Vienne est une ville animée. La population y est presque plus française qu'allemande par sa vivacité de caractère: elle a de l'entrain, de la bonhomie, de la gaieté.

Je n'avais pour Vienne aucune lettre de recommandation: je n'y connaissais âme qui vie. Je me logeai provisoirement à l'hôtel, sauf à chercher le plus tôt possible une installation plus tranquille et moins coûteuse dans cette ville où j'allais passer des mois et où il fallait proportionner mon train de vie à mes ressources: un compagnon de voyage m'avait conseillé de me loger, si je le pouvais, dans une maison particulière, en pension bourgeoise. L'occasion s'offrit bientôt de mettre cet avis en pratique.
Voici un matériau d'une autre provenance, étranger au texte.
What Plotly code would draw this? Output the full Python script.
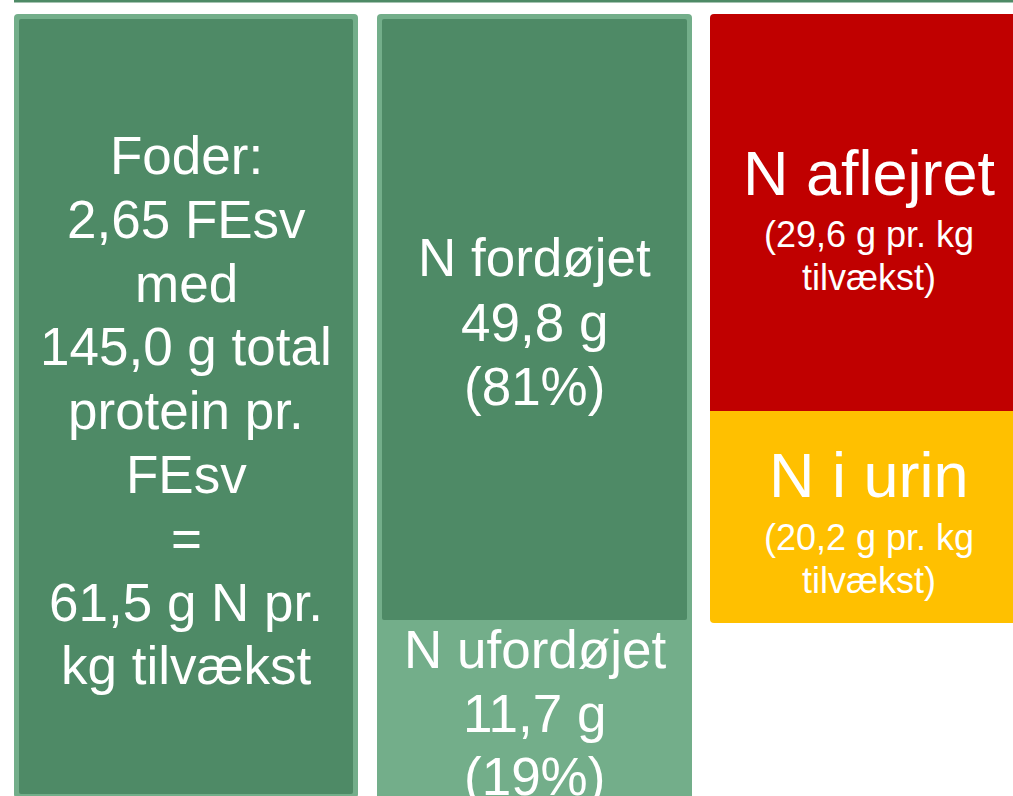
import plotly.graph_objects as go

# ---- data ----
feed_fesv = 2.65            # FEsv
feed_protein = 145.0        # g total protein pr. FEsv
feed_n = 61.5               # g N pr. kg tilvækst
digested_n = 49.8           # g
digested_pct = 81           # %
undigested_n = 11.7         # g
undigested_pct = 19         # %
deposited_n = 29.6          # g pr. kg tilvækst
urine_n = 20.2              # g pr. kg tilvækst


def dk(v, d=1):
    return f"{v:.{d}f}".replace(".", ",")


feed_lines = ["Foder:", f"{dk(feed_fesv, 2)} FEsv", "med", f"{dk(feed_protein)} g total",
              "protein pr.", "FEsv", "=", f"{dk(feed_n)} g N pr.", "kg tilvækst"]
digested_lines = ["N fordøjet", f"{dk(digested_n)} g", f"({digested_pct}%)"]
undigested_lines = ["N ufordøjet", f"{dk(undigested_n)} g", f"({undigested_pct}%)"]
deposited_title = "N aflejret"
deposited_lines = [f"({dk(deposited_n)} g pr. kg", "tilvækst)"]
urine_title = "N i urin"
urine_lines = [f"({dk(urine_n)} g pr. kg", "tilvækst)"]

# ---- styles ----
DARK = "#4E8A66"
LIGHT = "#73AE8A"
RED = "#C00000"
YELLOW = "#FFC000"
FONT = "Liberation Sans, Arial, sans-serif"
W, H = 1013, 796


def rrect(x0, y0, x1, y1, r=4, tl=True, tr=True, br=True, bl=True):
    # y axis reversed: y0 top, y1 bottom
    rtl, rtr, rbr, rbl = [r if f else 0 for f in (tl, tr, br, bl)]
    p = f"M {x0+rtl},{y0} L {x1-rtr},{y0} "
    p += f"Q {x1},{y0} {x1},{y0+rtr} " if rtr else ""
    p += f"L {x1},{y1-rbr} "
    p += f"Q {x1},{y1} {x1-rbr},{y1} " if rbr else ""
    p += f"L {x0+rbl},{y1} "
    p += f"Q {x0},{y1} {x0},{y1-rbl} " if rbl else ""
    p += f"L {x0},{y0+rtl} "
    p += f"Q {x0},{y0} {x0+rtl},{y0} " if rtl else ""
    return p + "Z"


shapes = [
    dict(type="line", x0=14, x1=W + 10, y0=1, y1=1, line=dict(color=DARK, width=3)),
    dict(type="path", path=rrect(14, 14, 358, 798), fillcolor=LIGHT, line_width=0),
    dict(type="path", path=rrect(19, 19, 353, 794, 2), fillcolor=DARK, line_width=0),
    dict(type="path", path=rrect(377, 14, 692, 830), fillcolor=LIGHT, line_width=0),
    dict(type="path", path=rrect(382, 19, 687, 620, 2), fillcolor=DARK, line_width=0),
    dict(type="path", path=rrect(710, 14, 1035, 412, 4, br=False, bl=False), fillcolor=RED, line_width=0),
    dict(type="path", path=rrect(710, 411, 1035, 623, 4, tl=False, tr=False), fillcolor=YELLOW, line_width=0),
]

annotations = []


def add_lines(lines, xc, y_first, step, size):
    for i, t in enumerate(lines):
        annotations.append(dict(x=xc, y=y_first + i * step, text=t, showarrow=False,
                                xanchor="center", yanchor="middle",
                                font=dict(family=FONT, size=size, color="white")))


add_lines(feed_lines, 186, 155.5, 63.8, 53)
add_lines(digested_lines, 534.5, 257.5, 64.5, 53)
add_lines(undigested_lines, 534.5, 649.5, 63.5, 53)
add_lines([deposited_title], 869, 172.5, 0, 63)
add_lines(deposited_lines, 869, 234, 43, 36)
add_lines([urine_title], 869, 475, 0, 63)
add_lines(urine_lines, 869, 537, 43, 36)

fig = go.Figure()
fig.add_trace(go.Scatter(x=[0, W], y=[0, H], mode="markers", marker=dict(opacity=0),
                         hoverinfo="skip", showlegend=False))
fig.update_layout(
    width=W, height=H, margin=dict(l=0, r=0, t=0, b=0),
    paper_bgcolor="white", plot_bgcolor="white",
    xaxis=dict(range=[0, W], visible=False, fixedrange=True),
    yaxis=dict(range=[H, 0], visible=False, fixedrange=True),
    shapes=shapes, annotations=annotations, showlegend=False,
)
fig.write_html("out.html", config={"displayModeBar": False},
               post_script="document.body.style.margin='0';document.body.style.overflow='hidden';")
Pour rien au monde je n'aurais voulu que ma mère se privât pour engraisser mon petit pécule; d'ailleurs, eussé-je eu la moindre velléité d'une dépense inutile, que l'exemple d'une vie laborieuse comme la sienne eût suffi pour m'en ôter la tentation. Mon logement, ma nourriture et le théâtre où m'appelait nécessairement l'étude de mon art, c'était là tout mon budget, et, avec de l'ordre, le montant de ma pension pouvait y suffire.
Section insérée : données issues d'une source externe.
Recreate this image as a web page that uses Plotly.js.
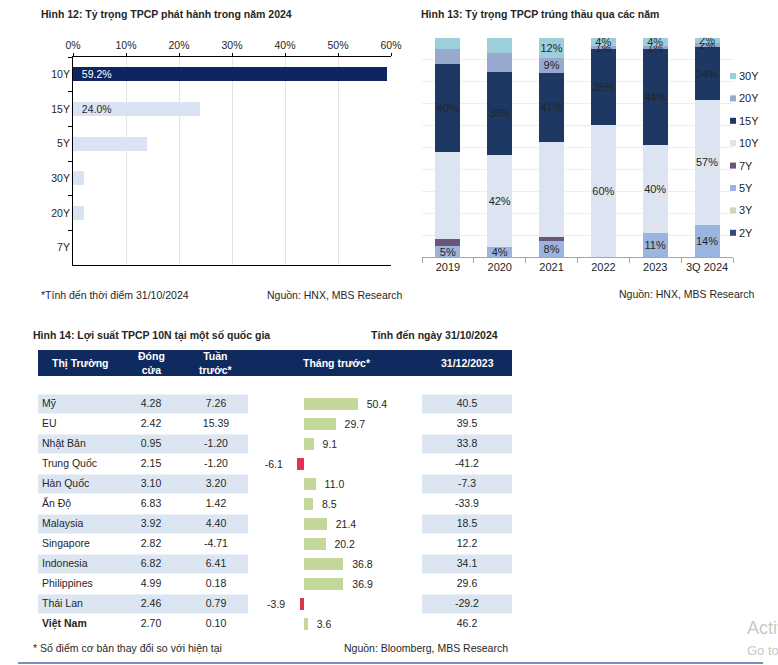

Le premier ouvrage que je vis sur les affiches de l'Opéra de Vienne fut la Flûte enchantée de Mozart. J'y courus avec empressement, et pris un billet des places les moins chères, tout en haut de la salle. Pour modeste que fût ma place, je ne l'aurais pas donnée pour un empire.
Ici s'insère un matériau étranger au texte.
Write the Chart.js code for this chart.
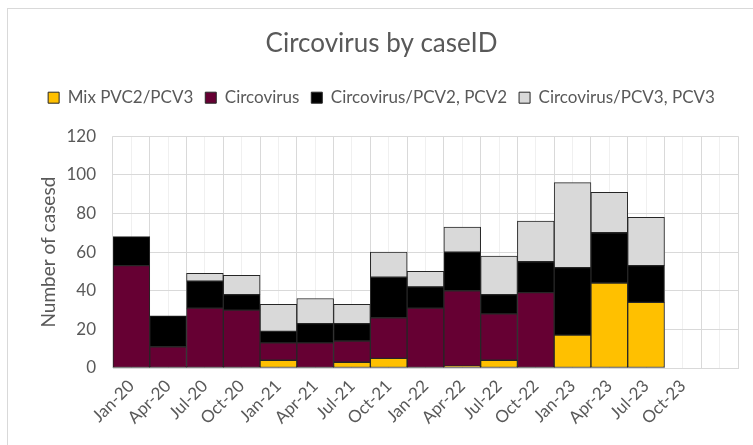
<!DOCTYPE html>
<html>
<head>
<meta charset="utf-8">
<script src="https://cdn.jsdelivr.net/npm/chart.js@4"></script>
<style>
html,body{margin:0;padding:0;background:#fff;}
#wrap{position:relative;width:753px;height:445px;}
#frame{position:absolute;left:7px;top:8px;width:760px;height:450px;border:1px solid #d9d9d9;box-sizing:border-box;}
canvas{position:absolute;left:0;top:0;}
</style>
</head>
<body>
<div id="wrap"><div id="frame"></div><canvas id="c" width="753" height="445"></canvas></div>
<script>
const categories = ['Jan-20','Apr-20','Jul-20','Oct-20','Jan-21','Apr-21','Jul-21','Oct-21','Jan-22','Apr-22','Jul-22','Oct-22','Jan-23','Apr-23','Jul-23','Oct-23',''];
const mixPvc2Pcv3 = [0,0,0,0,4,0,3,5,0,1,4,0,17,44,34,null,null];
const circovirus  = [53,11,31,30,9,13,11,21,31,39,24,39,0,0,0,null,null];
const circoPcv2   = [15,16,14,8,6,10,9,21,11,20,10,16,35,26,19,null,null];
const circoPcv3   = [0,0,4,10,14,13,10,13,8,13,20,21,44,21,25,null,null];
const yTicks = [0,20,40,60,80,100,120];

const FONT = 'Lato, "Open Sans", sans-serif';
const TXT = '#595959';
const GRID = '#d9d9d9';

function ds(label, data, color){
  return {label, data, backgroundColor: color, borderColor: '#262626', borderWidth: 1,
    borderSkipped: false, categoryPercentage: 1, barPercentage: 1, xAxisID: 'x', yAxisID: 'y'};
}

const legendSpace = {
  id: 'legendSpace',
  afterInit(chart){
    const lg = chart.legend;
    if (!lg) return;
    const fit = lg.fit;
    lg.fit = function(){ fit.call(this); this.height += 20; };
  }
};

new Chart(document.getElementById('c'), {
  type: 'bar',
  data: {
    labels: categories,
    datasets: [
      ds('Mix PVC2/PCV3', mixPvc2Pcv3, '#FFC000'),
      ds('Circovirus', circovirus, '#660033'),
      ds('Circovirus/PCV2, PCV2', circoPcv2, '#000000'),
      ds('Circovirus/PCV3, PCV3', circoPcv3, '#D9D9D9')
    ]
  },
  plugins: [legendSpace],
  options: {
    responsive: false,
    animation: false,
    devicePixelRatio: 1,
    layout: {padding: {left: 25, right: 15, top: 0, bottom: 0}},
    plugins: {
      tooltip: {enabled: false},
      title: {display: true, text: 'Circovirus by caseID', color: TXT,
        font: {family: FONT, size: 26, weight: 'normal'}, padding: {top: 28, bottom: 18}},
      legend: {position: 'top', labels: {color: TXT, font: {family: FONT, size: 17},
        boxWidth: 11, boxHeight: 11, padding: 12}}
    },
    scales: {
      x: {stacked: true, offset: true,
        grid: {color: GRID, lineWidth: 1, drawTicks: false, offset: true},
        border: {color: GRID},
        ticks: {color: TXT, font: {family: FONT, size: 17}, maxRotation: 45, minRotation: 45, padding: 8, autoSkip: false},
        afterFit: s => { s.height = 77; }
      },
      x2: {type: 'category', position: 'bottom', offset: true,
        grid: {color: '#f0f0f0', lineWidth: 1, drawTicks: false, offset: false},
        border: {display: false},
        ticks: {display: false},
        afterFit: s => { s.height = 0; }
      },
      y: {stacked: true, min: 0, max: 120,
        afterBuildTicks: s => { s.ticks = yTicks.map(v => ({value: v})); },
        grid: {color: GRID, lineWidth: 1, drawTicks: false},
        border: {display: false},
        ticks: {color: TXT, font: {family: FONT, size: 17}, padding: 17},
        title: {display: true, text: 'Number of casesd', color: TXT,
          font: {family: FONT, size: 19}, padding: {top: 12, bottom: 0}},
        afterFit: s => { s.width = 88; }
      }
    }
  }
});
</script>
</body>
</html>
C'était la première fois que j'entendais cette adorable partition de la Flûte enchantée. Je fus ravi. L'exécution fut excellente. C'était Otto Nicolaï qui dirigeait l'orchestre. Le rôle de la Reine de la nuit était supérieurement tenu par une cantatrice d'un très grand talent, madame Hasselt-Barth; celui du grand-prêtre Sarastro était chanté par un artiste d'une grande réputation, doué d'une voix admirable qu'il conduisait avec une grande méthode et un grand style: c'était Staudigl. Les autres rôles étaient tous tenus avec un très grand soin, et je me rappelle encore les charmantes voix des trois garçons qui remplissaient les rôles des trois génies.

Je fis passer au directeur ma carte de pensionnaire, et demandai si je pouvais le voir. Il m'envoya chercher, et je fus conduit vers lui sur le théâtre où il me présenta aux artistes, avec qui je me trouvai, dès lors, en relations assez suivies. Comme je ne savais pas un traître mot d'allemand et que la plupart d'entre eux ne parlaient guère mieux français, les premiers temps furent assez durs.

Par bonheur, je rencontrai sur la scène un des artistes de l'orchestre auquel Nicolaï me présenta également, et qui parlait français: il se nommait Lévy et était premier corniste,—père de Richard Lévy, qui était alors un enfant de quatorze ans, et qui a tenu depuis à l'Opéra de Vienne l'emploi de son père.—Il me fit charmant accueil et m'invita à venir le voir. En peu de temps, nous devînmes très bons amis. Il y avait dans la maison trois autres enfants: l'aîné, Carl Lévy, était pianiste de beaucoup de talent et compositeur distingué; le second, Gustave, est aujourd'hui éditeur de musique à Vienne, et la fille, Mélanie, charmante personne, avait épousé le harpiste Parish Alwars.

Ce fut à lui que je dus d'entrer en relations, au bout de quelques semaines de séjour, avec le comte Stockhammer, l'un des hommes qui m'aient été le plus utiles à Vienne. Le comte Stockhammer était président de la Société philharmonique. Lévy, à qui j'avais fait entendre ma messe de Rome, me conduisit chez lui, et lui parla de ma messe en termes très favorables. Le comte m'offrit, avec un bienveillant empressement, de la faire exécuter, dans l'église Saint-Charles, par les solistes, les chœurs et l'orchestre de la société[3]. Le jour choisi fut le 14 septembre. On parut assez content de mon ouvrage, et le comte Stockhammer m'en donna sur-le-champ la preuve en me demandant une messe de requiem,—soli, chœurs et orchestre,—pour être exécutée dans la même église, le 2 novembre, fête de la Commémoration des morts.